Рыбников, Захаров, Вознесенский и Караченцов на фоне самих же себя спустя 20 лет.
Фото 2001 года по случаю 20-летия "Юноны и Авось".
Конечно, для всего театра это было событием. Редко бывает, когда столько лет постановка идет в репертуаре театра, причем с огромным успехом, – вспоминает автор снимка Александр Стернин. – После спектакля все собрались в кабинете Марка Анатольевича, где между двух окон висела та фотография. Все ходят, поздравляют друг друга, общаются. Ждут начала банкета. И вдруг меня осенило: а что, если повторить тот кадр? Марку Захарову эта идея понравилась. Он попросил всех выстроиться. Моя задача была, чтобы всё (и позы, и руки, и взгляд) было таким же, как на той фотографии. Посмотрите, у Андрея Вознесенского даже пальцы так же расходятся. Сделали несколько дублей. Коля Караченцов здесь еще в костюме своего героя графа Резанова.
Потом был банкет, во время которого артистов награждали медалями какие-то общественные организации. Например, помню, Академия безопасности что-то вручала Абдулову и Караченцову.
Николай Караченцов в своей книге «Авось» вспоминает первый закрытый показ перед комиссией:
«В памяти остался невероятный колотун, а от него – полная прострация.
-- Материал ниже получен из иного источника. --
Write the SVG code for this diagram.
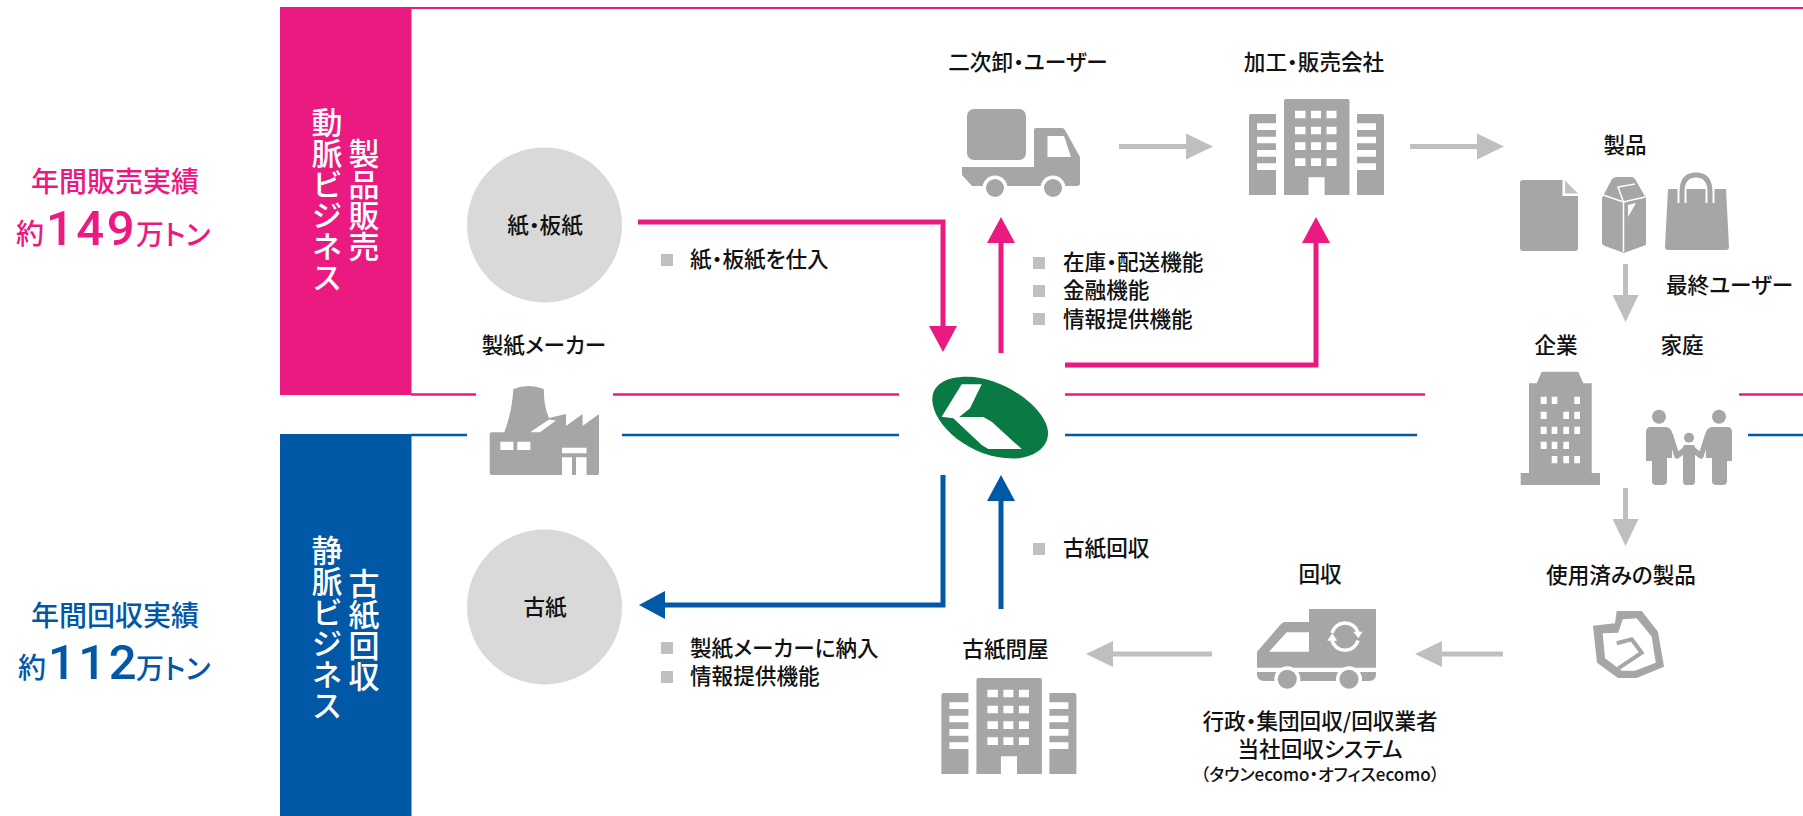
<svg xmlns="http://www.w3.org/2000/svg" xmlns:xlink="http://www.w3.org/1999/xlink" width="1803" height="816" viewBox="0 0 1803 816">
<style>
text{font-family:"Noto Sans CJK JP","Noto Sans",sans-serif;font-feature-settings:"palt";fill:#111;font-weight:500;font-size:21.600px}
.c{text-anchor:middle}
.v{writing-mode:vertical-rl;text-anchor:middle;fill:#fff;font-size:31px;font-weight:500}
.pk{fill:#eb1a80}.bl{fill:#0058a6}
.ic{fill:#a6a6a6}.wh{fill:#fff}.sq{fill:#bfbfbf}
.p{stroke:#eb1a80;fill:none}.b{stroke:#0058a6;fill:none}
.g{stroke:#bfbfbf;stroke-width:5;fill:none}
.big{font-family:"Roboto","Noto Sans",sans-serif;font-size:49px;letter-spacing:2.500px;font-feature-settings:normal}
.hd{font-size:28px}.un{font-size:28px}
</style>
<defs>
<marker id="mp" markerUnits="userSpaceOnUse" markerWidth="26" markerHeight="28" refX="1" refY="14" orient="auto"><path d="M0 0L26 14L0 28z" fill="#eb1a80"/></marker>
<marker id="mb" markerUnits="userSpaceOnUse" markerWidth="26" markerHeight="28" refX="1" refY="14" orient="auto"><path d="M0 0L26 14L0 28z" fill="#0058a6"/></marker>
<marker id="mg" markerUnits="userSpaceOnUse" markerWidth="28" markerHeight="28" refX="1" refY="14" orient="auto"><path d="M0 1L27 14L0 27z" fill="#bfbfbf"/></marker>
<g id="bld">
<path class="ic" d="M1284 195V101q0-2 2-2h61.500q2 0 2 2V195H1324.600V177.300H1308.500V195zM1249 195V116q0-2 2-2h25v9.300h-19v6.700h19v6.700h-19v6.600h19V150h-19v6.700h19v6.600h-19V170h19v25zM1384 195V116q0-2-2-2h-25v9.300h19v6.700h-19v6.700h19v6.600h-19V150h19v6.700h-19v6.600h19V170h-19v25z"/>
<path class="wh" d="M1295 110.700h10.500v7.600H1295zM1311 110.700h10v7.600h-10zM1326.500 110.700h10v7.600h-10zM1295 126.700h10.500v7.600H1295zM1311 126.700h10v7.600h-10zM1326.500 126.700h10v7.600h-10zM1295 142.300h10.500v7.700H1295zM1311 142.300h10v7.700h-10zM1326.500 142.300h10v7.700h-10zM1295 158.300h10.500v7.700H1295zM1311 158.300h10v7.700h-10zM1326.500 158.300h10v7.700h-10z"/>
</g>
</defs>

<g id="bands">
<path class="p" stroke-width="2" d="M411 8H1803"/>
<rect x="280" y="7" width="131.500" height="388" fill="#eb1a80"/>
<rect x="280" y="434" width="131.500" height="382" fill="#0058a6"/>
</g>

<g id="connectors">
<path class="p" stroke-width="2.500" d="M411 394.500H476M613 394.500H899M1065 394.500H1425M1739 394.500H1803"/>
<path class="b" stroke-width="2.500" d="M411 435H467M622 435H899M1065 435H1417M1748 435H1803"/>
<path class="p" stroke-width="5" marker-end="url(#mp)" d="M638 222H943V327"/>
<path class="p" stroke-width="5" marker-end="url(#mp)" d="M1001 353V242"/>
<path class="p" stroke-width="5" marker-end="url(#mp)" d="M1065 365H1316V242"/>
<path class="b" stroke-width="5" marker-end="url(#mb)" d="M943 475V605H664"/>
<path class="b" stroke-width="5" marker-end="url(#mb)" d="M1001 609V500"/>
<path class="g" marker-end="url(#mg)" d="M1119 146.500H1187"/>
<path class="g" marker-end="url(#mg)" d="M1410 146.500H1478"/>
<path class="g" marker-end="url(#mg)" d="M1625.500 264V296"/>
<path class="g" marker-end="url(#mg)" d="M1625.500 488V520"/>
<path class="g" marker-end="url(#mg)" d="M1503 654H1441"/>
<path class="g" marker-end="url(#mg)" d="M1212 654H1112"/>
</g>

<g id="band-labels">
<text class="v" x="364" y="200">製品販売</text>
<text class="v" x="327" y="200">動脈ビジネス</text>
<text class="v" x="364" y="630">古紙回収</text>
<text class="v" x="327" y="628">静脈ビジネス</text>
</g>

<g id="sales">
<text class="pk c hd" x="115" y="192">年間販売実績</text>
<text class="pk hd" x="16" y="244">約</text>
<text class="pk big" x="46" y="245">149</text>
<text class="pk un" x="136" y="245">万トン</text>
</g>
<g id="collection">
<text class="bl c hd" x="115" y="626">年間回収実績</text>
<text class="bl hd" x="18" y="678">約</text>
<text class="bl big" x="48" y="679">112</text>
<text class="bl un" x="136" y="679">万トン</text>
</g>

<g id="node-paper">
<circle cx="544.500" cy="225" r="77.500" fill="#d9d9d9"/>
<text class="c" x="545" y="233">紙・板紙</text>
</g>
<g id="node-wastepaper">
<circle cx="544.500" cy="607" r="77.500" fill="#d9d9d9"/>
<text class="c" x="545" y="615">古紙</text>
</g>

<g id="node-maker">
<text class="c" x="544" y="353">製紙メーカー</text>
<path class="ic" d="M513.400 389q15-6 30.400 0q0 18 5.200 29L566 414V426L582.600 414V426L599 414V473q0 2-2 2H491.700q-2 0-2-2V434.300q0-2 2-2h12.600Q512 412 513.400 389z"/>
<path class="wh" d="M530 432.300L549 419.500l7 1L540 432.300zM500.300 441.700h13.100v8.300h-13.100zM517.300 441.700h13.100v8.300h-13.100zM562 447.700h24.500v5.600H562zM562 457.300h10v17.700h-10zM576 457.300h10.500v17.700H576z"/>
</g>

<g id="node-logo">
<path fill="#0a7a45" d="M932.300 400C932 385 945 376.700 967 376.700C1005 376.700 1048 410 1048 433C1048 450 1030 458.500 1013 458.500C970 458.500 933 425 932.300 400z"/>
<path class="wh" d="M961.700 384.300H981.700L970 408.300L959.300 417H983.300L991.700 421.700L1021.700 449H988.300L981.700 445L953.300 418.300L941.700 416.700z"/>
</g>

<g id="node-wholesale">
<text class="c" x="1028" y="70">二次卸・ユーザー</text>
<rect class="ic" x="967" y="109" width="59" height="51" rx="7"/>
<path class="ic" d="M962 167H1034V130q0-2 2-2H1062q2 0 3 2L1080 157V183q0 3-3 3H972L962 175z"/>
<path class="wh" d="M1047.500 136H1064L1071 157H1047.500z"/>
<circle class="wh" cx="995" cy="188" r="12.500"/><circle class="wh" cx="1053" cy="188" r="12.500"/>
<circle class="ic" cx="995" cy="188" r="9"/><circle class="ic" cx="1053" cy="188" r="9"/>
</g>

<g id="node-processor">
<text class="c" x="1314" y="70">加工・販売会社</text>
<use xlink:href="#bld" href="#bld"/>
</g>

<g id="node-products">
<text class="c" x="1625" y="153">製品</text>
<path class="ic" d="M1523 180H1562.500V196H1578V248q0 3-3 3H1523q-3 0-3-3V183q0-3 3-3z"/>
<path class="ic" d="M1565 180.500L1578 193.500H1565z" opacity=".7"/>
<path class="ic" d="M1612 179q2-2 5-2H1631q3 0 4 2L1646 198V243q0 3-3 3L1624 253L1605 246q-3-1-3-3V198z"/>
<path fill="none" stroke="#fff" stroke-width="1.500" d="M1623.500 252V202M1603 195L1623.500 202L1645 197M1623.500 202L1618 187L1635 184"/>
<path class="wh" d="M1628 205L1636 203L1628 217z"/>
<path class="ic" d="M1668 189H1726L1729 247q0 3-3 3H1668q-3 0-3-3z"/>
<path fill="none" stroke="#fff" stroke-width="9" d="M1682 189V203M1710 189V203"/>
<path fill="none" stroke="#a6a6a6" stroke-width="5" stroke-linecap="round" d="M1682 204V192Q1682 175 1696 175Q1710 175 1710 192V204"/>
</g>

<g id="node-enduser">
<text x="1666" y="293">最終ユーザー</text>
</g>

<g id="node-company">
<text class="c" x="1556" y="353">企業</text>
<path class="ic" d="M1541.700 371.700H1578.300L1583.300 383.300H1591.700V473H1600V485H1520.700V473H1529V383.300H1536.700z"/>
<path class="wh" d="M1540.700 396.700h6v7.300h-6zM1551.700 396.700h5.600v7.300h-5.600zM1574.300 396.700h5.700v7.300h-5.700zM1540.700 411.700h6V419h-6zM1563.300 411.700h5.700V419h-5.700zM1574.300 411.700h5.700V419h-5.700zM1540.700 426.700h6V434h-6zM1551.700 426.700h5.600V434h-5.600zM1563.300 426.700h5.700V434h-5.700zM1574.300 426.700h5.700V434h-5.700zM1540.700 441.700h6V449h-6zM1551.700 441.700h5.600V449h-5.600zM1563.300 441.700h5.700V449h-5.700zM1551.700 456h5.600v7.300h-5.600zM1563.300 456h5.700v7.300h-5.700zM1574.300 456h5.700v7.300h-5.700z"/>
</g>

<g id="node-household">
<text class="c" x="1682" y="353">家庭</text>
<circle class="ic" cx="1659" cy="416.700" r="7"/><circle class="ic" cx="1719" cy="416.700" r="7"/><circle class="ic" cx="1689" cy="437.700" r="5"/>
<path class="ic" d="M1651 427H1665Q1670 427 1672 432V458H1667V481q0 4-4 4h-7q-4 0-4-4V461H1646V432Q1646 427 1651 427z"/>
<path class="ic" d="M1713 427H1727Q1732 427 1732 432V461H1727V481q0 4-4 4h-7q-4 0-4-4V458H1706V432Q1708 427 1713 427z"/>
<path class="ic" d="M1685 445H1693q2 0 2 2V481q0 4-3 4h-6q-3 0-3-4V447q0-2 2-2z"/>
<path fill="none" stroke="#a6a6a6" stroke-width="5.500" stroke-linejoin="round" d="M1670 434L1677 456L1687 448M1708 434L1701 456L1691 448"/>
</g>

<g id="node-used">
<text class="c" x="1621" y="583">使用済みの製品</text>
<path class="ic" fill-rule="evenodd" d="M1593 625.700L1615 623.300L1616.700 611H1641.700L1658 631.700L1664 666.700L1636.700 678H1618L1597 662.700zM1602.700 633.300L1605 658.300L1621.700 670.700H1635L1655.700 662.700L1651.700 636.700L1636.700 618.300L1622.700 619.300L1618.300 632.700z"/>
<path fill="none" stroke="#a6a6a6" stroke-width="4" d="M1616.700 643.300L1631.700 639.300L1641.700 652.700L1618.300 668.300"/>
</g>

<g id="node-collect">
<text class="c" x="1320" y="582">回収</text>
<path class="ic" d="M1309 609H1376V667.700H1257V651.700L1281 624q2-2 4-2H1309z"/>
<path class="wh" d="M1269 651.700L1286.700 632.300H1309V651.700z"/>
<path class="ic" d="M1257 672H1376V674q0 7-7 7H1264q-7 0-7-7z"/>
<circle class="wh" cx="1287.300" cy="679.300" r="13"/><circle class="wh" cx="1349" cy="679.300" r="13"/>
<circle class="ic" cx="1287.300" cy="679.300" r="9.500"/><circle class="ic" cx="1349" cy="679.300" r="9.500"/>
<path fill="none" stroke="#fff" stroke-width="3.500" d="M1332 633A13.500 13.500 0 0 1 1358 632.500M1358 640.500A13.500 13.500 0 0 1 1332 640.500"/>
<path class="wh" d="M1353.300 631.700H1362.700L1358.300 638.300zM1327.300 640.700H1337.300L1332.300 633.300z"/>
<text class="c" x="1320" y="729">行政・集団回収/回収業者</text>
<text class="c" x="1320" y="757">当社回収システム</text>
<text class="c" x="1320" y="781" style="font-size:17px">（タウンecomo・オフィスecomo）</text>
</g>

<g id="node-dealer">
<text class="c" x="1005.500" y="657">古紙問屋</text>
<use xlink:href="#bld" href="#bld" transform="translate(-307.600 579)"/>
</g>

<g id="notes">
<rect class="sq" x="661" y="254" width="12" height="12"/><text x="690" y="267">紙・板紙を仕入</text>
<rect class="sq" x="1033" y="257" width="12" height="12"/><text x="1063" y="270">在庫・配送機能</text>
<rect class="sq" x="1033" y="285" width="12" height="12"/><text x="1063" y="298">金融機能</text>
<rect class="sq" x="1033" y="313" width="12" height="12"/><text x="1063" y="327">情報提供機能</text>
<rect class="sq" x="1033" y="543" width="12" height="12"/><text x="1063" y="556">古紙回収</text>
<rect class="sq" x="661" y="642" width="12" height="12"/><text x="690" y="656">製紙メーカーに納入</text>
<rect class="sq" x="661" y="671" width="12" height="12"/><text x="690" y="684">情報提供機能</text>
</g>
</svg>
Я становлюсь в эту графьевую позу, меня ослепляет свет, и я чувствую, что правая коленка ходит в амплитуде где-то сантиметров десять. Она гуляет, а я вроде нормально стою, вроде ничего, не падаю. Утром Захаров с Вознесенским поехали в храм, освятили три иконки, что тогда, в брежневские времена, выглядело вызывающим поступком. И поставили эти иконки в гримерку Лене Шаниной, которая играла Кончитту, моей жене Людмиле Поргиной, у которой была роль Богоматери, хотя в программке на всякий случай указали ее как Женщину с младенцем, а третью иконку режиссер и автор поставили ко мне в гримерку... Уповали на бога».
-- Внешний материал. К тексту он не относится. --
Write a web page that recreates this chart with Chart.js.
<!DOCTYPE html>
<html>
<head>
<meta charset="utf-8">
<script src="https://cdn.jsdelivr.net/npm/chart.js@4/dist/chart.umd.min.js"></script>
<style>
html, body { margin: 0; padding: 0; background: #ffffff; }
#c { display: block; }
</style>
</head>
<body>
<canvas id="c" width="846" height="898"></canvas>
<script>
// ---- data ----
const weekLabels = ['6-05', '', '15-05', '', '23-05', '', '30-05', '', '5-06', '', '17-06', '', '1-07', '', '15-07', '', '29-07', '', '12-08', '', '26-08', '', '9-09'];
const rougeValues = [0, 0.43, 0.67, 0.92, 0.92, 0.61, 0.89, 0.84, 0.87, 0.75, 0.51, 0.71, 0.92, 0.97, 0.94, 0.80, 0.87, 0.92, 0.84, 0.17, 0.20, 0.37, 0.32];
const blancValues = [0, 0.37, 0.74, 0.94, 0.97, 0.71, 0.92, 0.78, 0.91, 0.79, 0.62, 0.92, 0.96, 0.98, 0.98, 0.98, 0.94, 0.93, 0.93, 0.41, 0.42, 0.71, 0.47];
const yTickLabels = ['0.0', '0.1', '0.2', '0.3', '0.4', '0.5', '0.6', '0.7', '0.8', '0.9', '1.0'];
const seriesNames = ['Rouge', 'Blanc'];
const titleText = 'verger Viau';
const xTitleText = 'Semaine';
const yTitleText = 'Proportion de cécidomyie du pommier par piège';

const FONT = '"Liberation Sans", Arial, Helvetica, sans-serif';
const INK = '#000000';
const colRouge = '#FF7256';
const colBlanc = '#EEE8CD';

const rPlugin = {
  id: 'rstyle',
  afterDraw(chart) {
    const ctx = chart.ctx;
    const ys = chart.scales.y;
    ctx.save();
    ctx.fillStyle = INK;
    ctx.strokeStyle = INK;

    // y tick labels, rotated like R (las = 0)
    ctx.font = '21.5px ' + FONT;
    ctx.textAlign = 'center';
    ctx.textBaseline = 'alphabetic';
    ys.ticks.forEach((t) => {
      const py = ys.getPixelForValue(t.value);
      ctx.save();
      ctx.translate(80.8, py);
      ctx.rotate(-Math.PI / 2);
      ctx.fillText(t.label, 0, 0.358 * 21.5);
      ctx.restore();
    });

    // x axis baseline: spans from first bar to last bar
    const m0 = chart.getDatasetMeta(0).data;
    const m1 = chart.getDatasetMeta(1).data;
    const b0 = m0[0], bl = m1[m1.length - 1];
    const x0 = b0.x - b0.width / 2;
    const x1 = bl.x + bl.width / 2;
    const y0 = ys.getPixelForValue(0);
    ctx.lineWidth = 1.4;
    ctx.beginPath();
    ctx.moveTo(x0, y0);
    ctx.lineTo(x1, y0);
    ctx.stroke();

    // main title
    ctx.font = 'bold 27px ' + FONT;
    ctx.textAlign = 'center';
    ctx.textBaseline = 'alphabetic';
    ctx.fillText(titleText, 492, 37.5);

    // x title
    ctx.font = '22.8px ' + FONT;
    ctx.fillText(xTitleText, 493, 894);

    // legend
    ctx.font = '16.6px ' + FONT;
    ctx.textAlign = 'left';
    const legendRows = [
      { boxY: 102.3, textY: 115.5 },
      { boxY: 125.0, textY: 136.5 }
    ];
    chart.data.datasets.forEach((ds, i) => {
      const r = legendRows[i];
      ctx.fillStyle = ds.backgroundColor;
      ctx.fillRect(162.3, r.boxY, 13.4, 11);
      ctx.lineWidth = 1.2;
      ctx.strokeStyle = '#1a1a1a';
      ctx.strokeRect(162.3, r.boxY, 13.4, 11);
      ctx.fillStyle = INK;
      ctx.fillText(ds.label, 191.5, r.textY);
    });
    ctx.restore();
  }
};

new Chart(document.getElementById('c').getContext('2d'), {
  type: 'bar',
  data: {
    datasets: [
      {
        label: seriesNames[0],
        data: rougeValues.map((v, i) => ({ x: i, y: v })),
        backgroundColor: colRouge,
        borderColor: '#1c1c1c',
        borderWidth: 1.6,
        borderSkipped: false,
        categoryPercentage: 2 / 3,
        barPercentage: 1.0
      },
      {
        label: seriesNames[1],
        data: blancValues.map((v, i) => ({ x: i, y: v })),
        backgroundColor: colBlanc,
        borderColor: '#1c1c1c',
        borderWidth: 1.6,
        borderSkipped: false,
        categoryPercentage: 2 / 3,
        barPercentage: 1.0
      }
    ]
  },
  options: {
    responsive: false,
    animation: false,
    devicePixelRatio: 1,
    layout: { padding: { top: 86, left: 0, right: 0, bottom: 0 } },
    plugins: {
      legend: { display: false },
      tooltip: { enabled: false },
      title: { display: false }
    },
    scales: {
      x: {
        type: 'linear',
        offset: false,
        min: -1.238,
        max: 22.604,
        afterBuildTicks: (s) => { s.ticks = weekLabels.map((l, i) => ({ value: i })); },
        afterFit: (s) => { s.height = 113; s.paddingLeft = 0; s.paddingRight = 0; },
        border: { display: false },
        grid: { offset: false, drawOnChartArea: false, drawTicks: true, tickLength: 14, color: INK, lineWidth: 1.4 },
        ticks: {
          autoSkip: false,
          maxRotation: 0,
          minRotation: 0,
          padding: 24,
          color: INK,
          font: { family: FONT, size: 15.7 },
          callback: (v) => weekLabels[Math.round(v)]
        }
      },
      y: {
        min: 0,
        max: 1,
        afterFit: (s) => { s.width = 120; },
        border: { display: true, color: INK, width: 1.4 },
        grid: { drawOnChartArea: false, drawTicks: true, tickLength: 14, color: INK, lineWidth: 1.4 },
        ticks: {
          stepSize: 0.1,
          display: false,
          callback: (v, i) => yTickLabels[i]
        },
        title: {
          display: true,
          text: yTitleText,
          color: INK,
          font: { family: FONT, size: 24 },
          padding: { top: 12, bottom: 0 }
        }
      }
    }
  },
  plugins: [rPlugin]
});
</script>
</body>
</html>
Мы с Рыбниковым даже чертили какую-то воображаемую красную черту, за которую мы не будем отступать ни за что, – рассказывает Марк Захаров. – И если спектакль будут запрещать, то что-то, может, из православных песнопений мы «отдадим». Но... Как-то я сказал одному батюшке: «Все-таки было у нас замешано какое-то чудо. Почему вдруг на нашей сцене царский Андреевский флаг удалось поднять, показать Богоматерь, спеть в конце «Аллилуйю»?! И ведь никто не помогал нам». Священник улыбнулся: «Помогали!» Видимо, Боженька тогда поцеловал нас всех.